Output the first line of the listing and each line after it, up to and including the line that contains "const femaleXTicks = [-5, -4, -3, -2, -1, 0];", exactly as written, minus the pictures.

□ □ □

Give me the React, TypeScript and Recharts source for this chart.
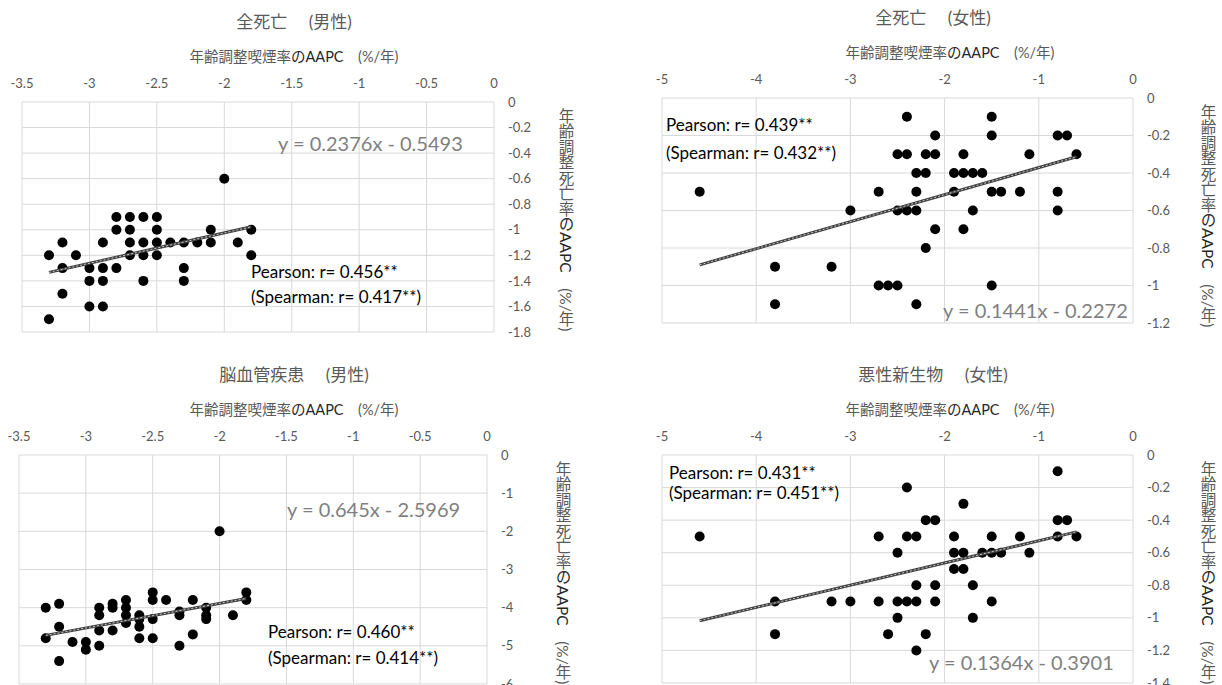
import React from 'react';
import { ScatterChart, Scatter, XAxis, YAxis, CartesianGrid } from 'recharts';

const FONT = 'Lato, "Noto Sans CJK JP", sans-serif';
const GRAY = '#595959';

// x ticks: 男性 / 女性 smoking AAPC
const maleXTicks = [-3.5, -3, -2.5, -2, -1.5, -1, -0.5, 0];
const femaleXTicks = [-5, -4, -3, -2, -1, 0];

// y ticks per panel
const p1YTicks = [-1.8, -1.6, -1.4, -1.2, -1, -0.8, -0.6, -0.4, -0.2, 0];
const p2YTicks = [-1.2, -1, -0.8, -0.6, -0.4, -0.2, 0];
const p3YTicks = [-6, -5, -4, -3, -2, -1, 0];
const p4YTicks = [-1.4, -1.2, -1, -0.8, -0.6, -0.4, -0.2, 0];

// 全死亡 (男性)
const p1X = [-3.3, -3.3, -3.2, -3.2, -3.2, -3.1, -3.0, -3.0, -3.0, -2.9, -2.9, -2.9, -2.9, -2.8, -2.8, -2.8, -2.7, -2.7, -2.7, -2.7, -2.6, -2.6, -2.6, -2.6, -2.5, -2.5, -2.5, -2.5, -2.4, -2.3, -2.3, -2.3, -2.2, -2.1, -2.1, -2.0, -1.9, -1.8, -1.8];
const p1Y = [-1.2, -1.7, -1.1, -1.3, -1.5, -1.2, -1.3, -1.4, -1.6, -1.1, -1.3, -1.4, -1.6, -0.9, -1.0, -1.3, -0.9, -1.0, -1.1, -1.2, -0.9, -1.1, -1.2, -1.4, -0.9, -1.0, -1.1, -1.2, -1.1, -1.1, -1.3, -1.4, -1.1, -1.0, -1.1, -0.6, -1.1, -1.0, -1.2];

// 全死亡 (女性)
const p2X = [-4.6, -3.8, -3.8, -3.2, -3.0, -2.7, -2.7, -2.6, -2.5, -2.5, -2.5, -2.4, -2.4, -2.4, -2.3, -2.3, -2.3, -2.3, -2.2, -2.2, -2.2, -2.1, -2.1, -2.1, -1.9, -1.9, -1.8, -1.8, -1.8, -1.7, -1.7, -1.6, -1.5, -1.5, -1.5, -1.5, -1.4, -1.2, -1.1, -0.8, -0.8, -0.8, -0.7, -0.6];
const p2Y = [-0.5, -0.9, -1.1, -0.9, -0.6, -0.5, -1.0, -1.0, -1.0, -0.3, -0.6, -0.1, -0.3, -0.6, -0.4, -0.5, -0.6, -1.1, -0.4, -0.8, -0.3, -0.2, -0.3, -0.7, -0.4, -0.5, -0.3, -0.4, -0.7, -0.4, -0.6, -0.4, -0.1, -0.2, -0.5, -1.0, -0.5, -0.5, -0.3, -0.2, -0.5, -0.6, -0.2, -0.3];

// 脳血管疾患 (男性)
const p3X = [-3.3, -3.3, -3.2, -3.2, -3.2, -3.1, -3.0, -3.0, -2.9, -2.9, -2.9, -2.9, -2.8, -2.8, -2.8, -2.7, -2.7, -2.7, -2.7, -2.6, -2.6, -2.6, -2.6, -2.5, -2.5, -2.5, -2.5, -2.4, -2.3, -2.3, -2.3, -2.2, -2.2, -2.1, -2.1, -2.1, -2.0, -1.9, -1.8, -1.8];
const p3Y = [-4.0, -4.8, -3.9, -4.5, -5.4, -4.9, -4.9, -5.1, -4.0, -4.2, -4.6, -5.0, -3.9, -4.0, -4.6, -3.8, -4.0, -4.2, -4.4, -4.2, -4.3, -4.5, -4.8, -3.6, -3.8, -4.3, -4.8, -3.8, -4.1, -4.2, -5.0, -3.8, -4.7, -4.0, -4.2, -4.3, -2.0, -4.2, -3.6, -3.8];

// 悪性新生物 (女性)
const p4X = [-4.6, -3.8, -3.8, -3.2, -3.0, -2.7, -2.7, -2.6, -2.5, -2.5, -2.5, -2.4, -2.4, -2.4, -2.3, -2.3, -2.3, -2.3, -2.2, -2.2, -2.1, -2.1, -2.1, -1.9, -1.9, -1.9, -1.8, -1.8, -1.8, -1.7, -1.7, -1.6, -1.5, -1.5, -1.5, -1.4, -1.2, -1.1, -0.8, -0.8, -0.8, -0.7, -0.6];
const p4Y = [-0.5, -0.9, -1.1, -0.9, -0.9, -0.9, -0.5, -1.1, -0.6, -0.9, -1.0, -0.2, -0.5, -0.9, -0.5, -0.8, -0.9, -1.2, -0.4, -1.1, -0.4, -0.8, -0.9, -0.5, -0.6, -0.7, -0.3, -0.6, -0.7, -0.8, -1.0, -0.6, -0.5, -0.6, -0.9, -0.6, -0.5, -0.6, -0.1, -0.4, -0.5, -0.4, -0.5];

// trendline coefficients [slope, intercept] as printed on the chart
const p1Trend = [0.2376, -0.5493];
const p2Trend = [0.1441, -0.2272];
const p3Trend = [0.645, -2.5969];
const p4Trend = [0.1364, -0.3901];

const xTitle = (
  <>年齢調整喫煙率<span style={{ color: '#262626' }}>のAAPC</span>　(%/年)</>
);
const yTitle = (
  <>年齢調整死亡率<span style={{ color: '#262626' }}>のAAPC</span>　(%/年)</>
);

const toPoints = (xs: number[], ys: number[]) => xs.map((x, i) => ({ x, y: ys[i] }));

const trendPoints = (xs: number[], coef: number[]) => {
  const lo = Math.min(...xs);
  const hi = Math.max(...xs);
  return [
    { x: lo, y: coef[0] * lo + coef[1] },
    { x: hi, y: coef[0] * hi + coef[1] },
  ];
};

const Dot = (p: any) => <circle cx={p.cx} cy={p.cy} r={5} fill="#000" />;
const NoDot = () => <g />;

interface PanelProps {
  box: [number, number, number, number];
  xTicks: number[];
  yTicks: number[];
  xs: number[];
  ys: number[];
  coef: number[];
  title: string;
  titleX: number;
  axisX: number;
  eq: string;
  eqPos: [number, number];
  pearson: string;
  spearman: string;
  statPos: [number, number, number];
  yTitleX: number;
}

const Panel: React.FC<PanelProps> = (props) => {
  const [x0, y0, x1, y1] = props.box;
  const left = x0 - 20;
  const top = y0 - 40;
  const width = x1 - x0 + 20 + 50;
  const height = y1 - y0 + 40 + 10;
  const tickStyle = { fill: GRAY, fontSize: 13, fontFamily: FONT };

  return (
    <>
      <div style={{ position: 'absolute', left: props.titleX, top: y0 - 90, transform: 'translateX(-50%)', fontSize: 17, color: GRAY, whiteSpace: 'nowrap', lineHeight: 1.2 }}>
        {props.title}
      </div>
      <div style={{ position: 'absolute', left: props.axisX, top: y0 - 54, transform: 'translateX(-50%)', fontSize: 14.5, color: GRAY, whiteSpace: 'nowrap', lineHeight: 1.2 }}>
        {xTitle}
      </div>
      <div style={{ position: 'absolute', left, top }}>
        <ScatterChart width={width} height={height} margin={{ top: 0, left: 20, right: 0, bottom: 10 }}>
          <CartesianGrid stroke="#d9d9d9" />
          <XAxis type="number" dataKey="x" orientation="top" height={40} domain={[props.xTicks[0], 0]} ticks={props.xTicks} interval={0} tickLine={false} axisLine={false} tickMargin={8} tick={tickStyle} />
          <YAxis type="number" dataKey="y" orientation="right" width={50} domain={[props.yTicks[0], 0]} ticks={props.yTicks} interval={0} tickLine={false} axisLine={false} tickMargin={8} tick={tickStyle} />
          <Scatter data={toPoints(props.xs, props.ys)} shape={Dot} isAnimationActive={false} />
          <Scatter data={trendPoints(props.xs, props.coef)} shape={NoDot} line={{ stroke: '#404040', strokeWidth: 3 }} fill="#404040" isAnimationActive={false} />
          <Scatter data={trendPoints(props.xs, props.coef)} shape={NoDot} line={{ stroke: '#c8c8c8', strokeWidth: 1, strokeDasharray: '2 2' }} fill="#c8c8c8" isAnimationActive={false} />
        </ScatterChart>
      </div>
      <div style={{ position: 'absolute', left: props.yTitleX - 9, top: y0 + 6, writingMode: 'vertical-rl', fontSize: 15.5, color: GRAY, whiteSpace: 'nowrap', lineHeight: 1.2 }}>
        {yTitle}
      </div>
      <div style={{ position: 'absolute', left: props.eqPos[0], top: props.eqPos[1] - 10, fontSize: 20, color: '#7f7f7f', whiteSpace: 'nowrap', lineHeight: 1 }}>
        {props.eq}
      </div>
      <div style={{ position: 'absolute', left: props.statPos[0], top: props.statPos[1] - 9, fontSize: 17, color: '#000', whiteSpace: 'nowrap', lineHeight: 1 }}>
        {props.pearson}
      </div>
      <div style={{ position: 'absolute', left: props.statPos[0], top: props.statPos[2] - 9, fontSize: 17, color: '#000', whiteSpace: 'nowrap', lineHeight: 1 }}>
        {props.spearman}
      </div>
    </>
  );
};

export default function App() {
  return (
    <div style={{ position: 'absolute', left: 0, top: 0, width: 1222, height: 685, overflow: 'hidden', background: '#fff', fontFamily: FONT }}>
      <Panel box={[22, 102, 494, 332]} xTicks={maleXTicks} yTicks={p1YTicks} xs={p1X} ys={p1Y} coef={p1Trend}
        title="全死亡　 (男性)" titleX={294} axisX={294}
        eq="y = 0.2376x - 0.5493" eqPos={[278, 143]}
        pearson="Pearson: r= 0.456**" spearman="(Spearman: r= 0.417**)" statPos={[251, 272, 297]} yTitleX={565} />
      <Panel box={[662, 98, 1133, 323]} xTicks={femaleXTicks} yTicks={p2YTicks} xs={p2X} ys={p2Y} coef={p2Trend}
        title="全死亡　 (女性)" titleX={933} axisX={950}
        eq="y = 0.1441x - 0.2272" eqPos={[943, 310]}
        pearson="Pearson: r= 0.439**" spearman="(Spearman: r= 0.432**)" statPos={[666, 125, 153]} yTitleX={1207} />
      <Panel box={[19, 455, 487, 684]} xTicks={maleXTicks} yTicks={p3YTicks} xs={p3X} ys={p3Y} coef={p3Trend}
        title="脳血管疾患　 (男性)" titleX={294} axisX={294}
        eq="y = 0.645x - 2.5969" eqPos={[287, 509]}
        pearson="Pearson: r= 0.460**" spearman="(Spearman: r= 0.414**)" statPos={[268, 632, 658]} yTitleX={562} />
      <Panel box={[662, 455, 1133, 683]} xTicks={femaleXTicks} yTicks={p4YTicks} xs={p4X} ys={p4Y} coef={p4Trend}
        title="悪性新生物　 (女性)" titleX={933} axisX={950}
        eq="y = 0.1364x - 0.3901" eqPos={[929, 662]}
        pearson="Pearson: r= 0.431**" spearman="(Spearman: r= 0.451**)" statPos={[669, 473, 493]} yTitleX={1207} />
    </div>
  );
}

□ □ □

— Result of the task —
Give me the React, TypeScript and Recharts source for this chart.
import React from 'react';
import { ScatterChart, Scatter, XAxis, YAxis, CartesianGrid } from 'recharts';

const FONT = 'Lato, "Noto Sans CJK JP", sans-serif';
const GRAY = '#595959';

// x ticks: 男性 / 女性 smoking AAPC
const maleXTicks = [-3.5, -3, -2.5, -2, -1.5, -1, -0.5, 0];
const femaleXTicks = [-5, -4, -3, -2, -1, 0];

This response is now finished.